Some good news from the IRS today. Beginning January 2007, if you are getting a tax refund, you can designate the tax refund to go into up to three different accounts. Previously you could only designate a single savings or checking account to have the entire refund deposited into. This meant that if you wanted to place part of the refund into another savings account and also some into retirement, you had to do so yourself after the IRS deposit arrived. While many have good intentions, if you’re like the average person, even if you considered placing some into other accounts, you probably didn’t once the refund arrived in your designated account. The new rules allowing you to make the direct deposits into three different accounts means that you can take a never seen, never missed approach with your tax refund in the future:
The IRS will create a new form, Form 8888, which will give taxpayers greater control over their refunds. Form 8888 will give taxpayers a choice of selecting one, two or three accounts such as checking, savings and retirement account. Taxpayers who want all their refund deposited directly into one account can still use the appropriate line on the Form 1040 series…

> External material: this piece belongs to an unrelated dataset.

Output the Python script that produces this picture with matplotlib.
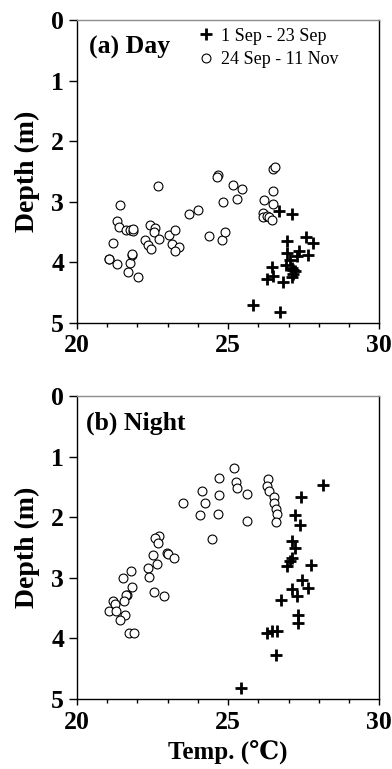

The split-refund program will allow taxpayers to conveniently designate – at the time they file – and deposit their refunds with any U.S. financial institution as long as they provide valid routing and account numbers. Taxpayers will attach a new Form 8888 to their returns indicating amounts for each allocation and providing account information.
Of course, if you receive a tax refund, it means you’re giving an interest free loan to the government and you may want to change your withholding numbers to better reflect the amount in taxes you should be paying.